Depuis, l’esclavage est inscrit dans les programmes scolaires d’histoire et chaque année, son abolition fait l’objet d’une commémoration officielle le 10 mai. Ont été créés ensuite en 2015 le mémorial ACTe à Pointe-à-Pitre, dédié à la mémoire collective de l’esclavage et de la traite, puis la Fondation pour la mémoire de l’esclavage à Paris en 2019.
Mais d’excuses à proprement parler, point. "On voit bien que la France a une énorme problématique sur ce mot ‘excuses’, sur le principe même, à la différence d’un pays comme la Belgique qui aujourd’hui est imitée par les Pays-Bas ou l’Allemagne", analyse Pascal Blanchard.
Et de préciser : "La France n’est pas du tout aujourd’hui dans cette posture, elle a choisi une tout autre stratégie depuis une vingtaine d’années et notamment depuis cinq ans sous le premier mandat d’Emmanuel Macron, de choisir de rendre des biens culturels, de lancer des missions d’études… Mais cela bloque concrètement sur la question des excuses."
"Il a plus fait pour célébrer Napoléon"
Le président de la République est d’ailleurs dans le viseur de Louis-Georges Tin, universitaire martiniquais et militant contre l'homophobie et le racisme qui a notamment été président du Conseil représentatif des associations noires de France (CRAN).

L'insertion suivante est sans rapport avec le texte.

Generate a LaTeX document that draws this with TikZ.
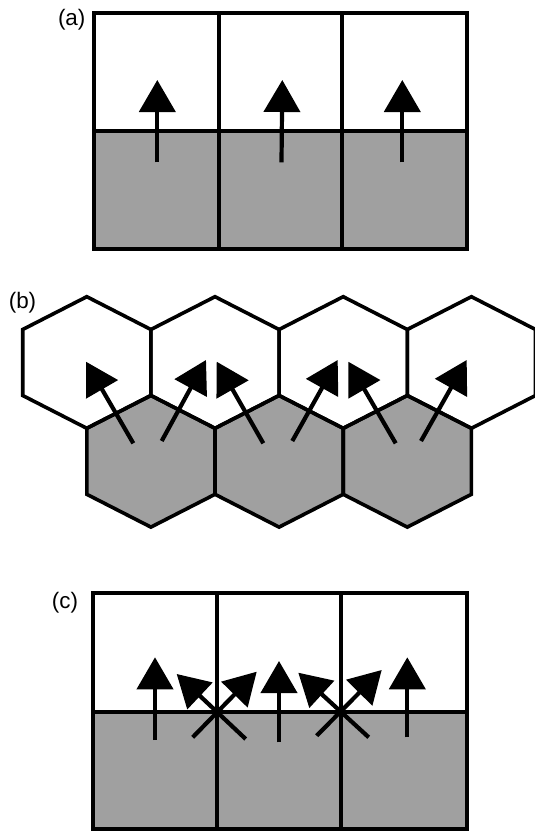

"On aimerait que M. Macron ajoute sa pierre à l’édifice, or pour l’instant, on ne voit pas grand-chose, reproche-t-il. Depuis que M. Macron est président, je dois dire qu’il a plus fait pour célébrer Napoléon l’esclavagiste que pour faire avancer l’histoire de l’esclavage. »
On ne peut pas être le pays des Droits de l’Homme et le pays des protecteurs des crimes contre l’Humanité.
Louis-Georges Tin
"Le grand tabou de l'Histoire"
Les deux universitaires pointent notamment l’absence d’un musée de l’esclavage et de l’Histoire coloniale dans l’Hexagone. : "On sera bientôt un des derniers pays européens à être incapable de la regarder [son histoire coloniale] en face, car cela reste encore le dernier grand tabou de l’Histoire du XXe siècle", tranche Pascal Blanchard.
"Je suis très content qu’il y en ait un en Guadeloupe, mais il faut à Paris un musée de l’esclavage, abonde Louis-Georges Tin. Nous l’avons obtenu de la mairie de Paris, mais depuis lors ni Mme Hidalgo ni M. Macron ne veulent investir le moindre centime là-dedans. Or c’est l’une des avancées que l’on attend des Pays-Bas. Il y a un grand musée de l’esclavage en Angleterre, et aux États-Unis il y en a plus de 100. En France, zéro."
Il n’y a en effet pas de musée dans l’Hexagone, mais il existe cependant des lieux de mémoire comme le mémorial de l’abolition de l’esclavage à Nantes, le musée du Nouveau Monde de La Rochelle ou encore le musée de la Compagnie des Indes à Lorient.
Pierre-Yves Bocquet se veut plus optimiste quant à un prochain musée et parle quant à lui de la création à Paris du mémorial en hommage aux victimes de l’esclavage comme un des "chantiers qui sont ouverts".
Des excuses dans quelques années ?
La décision hollandaise peut-elle faire évoluer la position française ? "Pas encore, répond Pierre Blanchard. Je pense par contre que dans quelques années, ce sera quasi une obligation vu le nombre de pays européens qui tendent maintenant vers cette stratégie politique, vers cette reconnaissance et vers les excuses."
Si Louis-Georges Tin espère aussi une évolution et attend "de vraies réparations", il ne semble pas vraiment y croire : "pour l’instant, nous sommes dans une époque de stagnation en France". Une stagnation que Pascal Blanchard explique par le contexte politique et "mémoriel très particulier en France avec la présence des pieds-noirs, avec des mémoires divergentes, des mémoires contradictoires".
"Mais cela va faire réfléchir les autorités françaises de voir que la plupart des pays européens qui entourent la France sont dans des moments de prise de conscience de leur passé", conclue-t-il.
S’il est difficile d’avoir un chiffre précis, on estime que la France a déporté de 1,6 à 2 millions d’Africains vers les Caraïbes, la Guyane, la Louisiane, ainsi que vers La Réunion et l’île Maurice. Les Pays-Bas, eux, en ont déporté 550.000 à 600.000 vers les Antilles et le Suriname.